You may think the place where national leaders gather to talk about the future of the world is Washington, DC, or perhaps the UN Headquarters in New York. In fact, as President Xi Jinping plays host to over 20 presidents and prime ministers in China, a new reality is taking hold.
The formal rationale for getting together is a summit of the Shanghai Co-operation Organization (SCO) in Tianjin, followed by the commemoration of the 80th anniversary of the end of the second world war, including a military parade in Tiananmen Square on Sept. 3.
For Mr. Xi the gathering has a higher significance. It shows, he says, that China has become a global leader and the source of stability and prosperity. The origin of uncertainty today is America, he argues, which is unleashing trade wars with almost everyone, and undermining its own network of military alliances and security partnerships.
Mr. Xi’s guest list is impressive. It is one of the largest get-togethers of autocratic regimes in living memory, with Vladimir Putin of Russia, Masoud Pezeshkian of Iran and Alexander Lukashenko of Belarus in attendance. Kim Jong Un of North Korea traveled by armored train, in his first visit to China since 2019.
Even more striking is the presence of leaders of countries that have in recent decades leaned more to the West, including Turkey, Egypt and Vietnam.
Most striking is Narendra Modi, signalling India’s shift from America towards China. That follows Donald Trump’s disastrous double-fault singling India out for sky-high tariffs and embracing its enemy, Pakistan, following a conflict in May.
Mr. Xi’s claim to lead a global coalition of America-skeptic powers is not as fantastical as you might think.
Regarding trade, where all countries want predictability, China’s boast to be an anchor of stability now rings true — at least in relative terms.
The country is already the largest goods-trading partner of most of this week’s visitors, along with another 100-odd states around the world.
As the Trump administration pursues a rolling campaign of economic warfare against its trading partners, China’s sins of mercantilism and state-capitalism look minor by comparison.

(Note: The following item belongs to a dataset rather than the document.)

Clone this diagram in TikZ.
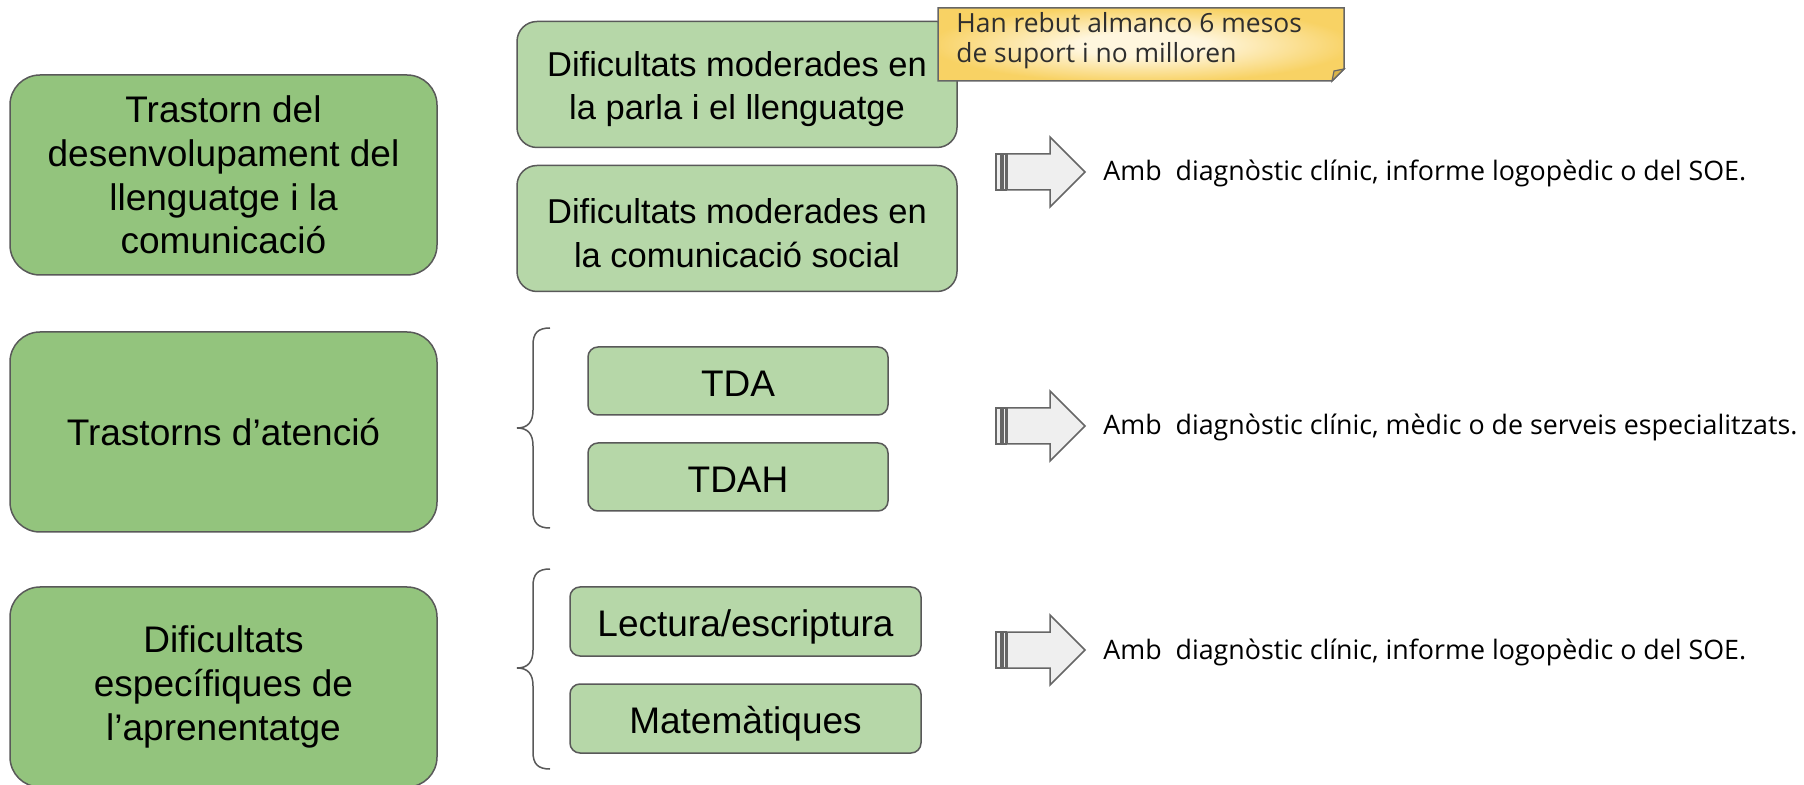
\documentclass[tikz,border=0pt]{standalone}
\usepackage{fontspec}
\setmainfont{Liberation Sans}
\newfontfamily\osans{Open Sans}
\definecolor{dgreen}{HTML}{93C47D}
\definecolor{lgreen}{HTML}{B6D7A8}
\definecolor{bordc}{HTML}{595959}
\definecolor{arrfill}{HTML}{EFEFEF}
\definecolor{arrdraw}{HTML}{666666}
\definecolor{noteyel}{HTML}{F8D264}
\definecolor{notelight}{HTML}{FFF6DE}
\definecolor{notefold}{HTML}{D9B44A}
\pgfdeclareradialshading{noteshade}{\pgfpoint{0bp}{0bp}}{%
  color(0bp)=(notelight); color(8bp)=(notelight); color(26bp)=(noteyel); color(50bp)=(noteyel)}
\newcommand{\toplift}{\rule{0pt}{17.2pt}}
\begin{document}
\begin{tikzpicture}[x=0.5pt,y=-0.5pt,
  bigbox/.style={draw=bordc,line width=0.75pt,fill=dgreen,rounded corners=15pt,
    minimum width=213.5pt,minimum height=100pt,inner sep=0pt,align=center,
    font=\fontsize{18.5pt}{21.8pt}\selectfont},
  midbox/.style={draw=bordc,line width=0.75pt,fill=lgreen,rounded corners=10pt,
    minimum width=220pt,minimum height=63pt,inner sep=0pt,align=center,
    font=\fontsize{17.25pt}{21.8pt}\selectfont},
  smallbox/.style={draw=bordc,line width=0.75pt,fill=lgreen,rounded corners=5pt,
    minimum height=34pt,inner sep=0pt,align=center,text height=15.2pt,text depth=0pt,
    font=\fontsize{18.5pt}{21.5pt}\selectfont},
  rtext/.style={inner sep=0pt,anchor=base west,font=\osans\fontsize{13.4pt}{15pt}\selectfont},
  bracepath/.style={draw=bordc,line width=0.75pt},
  sarrow/.pic={
    \path[fill=arrfill,draw=arrdraw,line width=0.6pt] (0,-18) rectangle (5,18);
    \path[fill=arrfill,draw=arrdraw,line width=0.6pt] (7,-18) rectangle (10,18);
    \path[fill=arrfill,draw=arrdraw,line width=0.75pt]
      (11,-18) -- (54,-18) -- (54,-35) -- (89,0) -- (54,35) -- (54,18) -- (11,18) -- cycle;
  }]
\useasboundingbox[fill=white] (0,0) rectangle (1804,785);

% left category boxes
\node[bigbox] (l1) at (223.5,175) {Trastorn del\\desenvolupament del\\llenguatge i la\\comunicació};
\node[bigbox] (l2) at (223.5,432) {Trastorns d’atenció};
\node[bigbox] (l3) at (223.5,687) {Dificultats\\específiques de\\l’aprenentatge};

% middle boxes
\node[midbox] (m1) at (737,84.5) {\toplift Dificultats moderades en\\la parla i el llenguatge};
\node[midbox] (m2) at (737,228.5) {\toplift Dificultats moderades en\\la comunicació social};
\node[smallbox,minimum width=150pt] (tda) at (738,381) {TDA};
\node[smallbox,minimum width=150pt] (tdah) at (738,477) {TDAH};
\node[smallbox,minimum width=175.5pt,minimum height=34.5pt] (lect) at (745.5,621.5) {Lectura/escriptura};
\node[smallbox,minimum width=175.5pt,minimum height=34.5pt] (mat) at (745.5,718.5) {Matemàtiques};

% braces
\path[bracepath] (550,328) .. controls (538,328) and (533,333) .. (533,345) -- (533,410)
  .. controls (533,422) and (528,428) .. (517,428) .. controls (528,428) and (533,434) .. (533,446)
  -- (533,511) .. controls (533,523) and (538,528) .. (550,528);
\path[bracepath] (550,569) .. controls (538,569) and (533,574) .. (533,586) -- (533,650)
  .. controls (533,662) and (528,668) .. (517,668) .. controls (528,668) and (533,674) .. (533,686)
  -- (533,752) .. controls (533,764) and (538,769) .. (550,769);

% sticky note
\path[shading=noteshade]
  (938,8) -- (1344,8) -- (1344,69) -- (1332,81) -- (938,81) -- cycle;
\path[draw=arrdraw,line width=0.75pt]
  (938,8) -- (1344,8) -- (1344,69) -- (1332,81) -- (938,81) -- cycle;
\path[fill=notefold,draw=arrdraw,line width=0.6pt] (1332,81) -- (1334,71) -- (1344,69) -- cycle;
\node[inner sep=0pt,anchor=base west,align=left,text=black!82,
  font=\osans\fontsize{13.2pt}{15pt}\selectfont] (note) at (956,63)
  {Han rebut almanco 6 mesos\\de suport i no milloren};

% striped arrows
\pic at (996,172) {sarrow};
\pic at (996,426) {sarrow};
\pic at (996,650) {sarrow};

% right texts
\node[rtext] (r1) at (1103,181) {Amb\ \ diagnòstic clínic, informe logopèdic o del SOE.};
\node[rtext] (r2) at (1103,435) {Amb\ \ diagnòstic clínic, mèdic o de serveis especialitzats.};
\node[rtext] (r3) at (1103,659) {Amb\ \ diagnòstic clínic, informe logopèdic o del SOE.};
\end{tikzpicture}
\end{document}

There is also a new-found unity opposing sanctions, including the extraterritorial threat America uses to sever individuals, firms and countries from the dollar-based financial system and tech platforms.
Once these were mostly feared by pariahs and rogue states. Mr. Trump wields them with ever less restraint and without a predictable legal process or institutional framework.
Russia, and increasingly China, are already moving away from dollar payments.
Building a trusted, efficient alternative international system is daunting, perhaps impossible, especially for regimes without the rule of law. But more and more countries are interested in exploring options other than America’s dollar system.
Even Europe is promoting a “global euro.” And fewer countries will be interested in enforcing American sanctions on its behalf.
In military affairs, the unity is less impressive. Only a smaller subset of countries, mainly autocratic ones, will attend the parade in Tiananmen Square in Beijing. India will not be there and opposes China’s military buildup after skirmishes on their Himalayan border.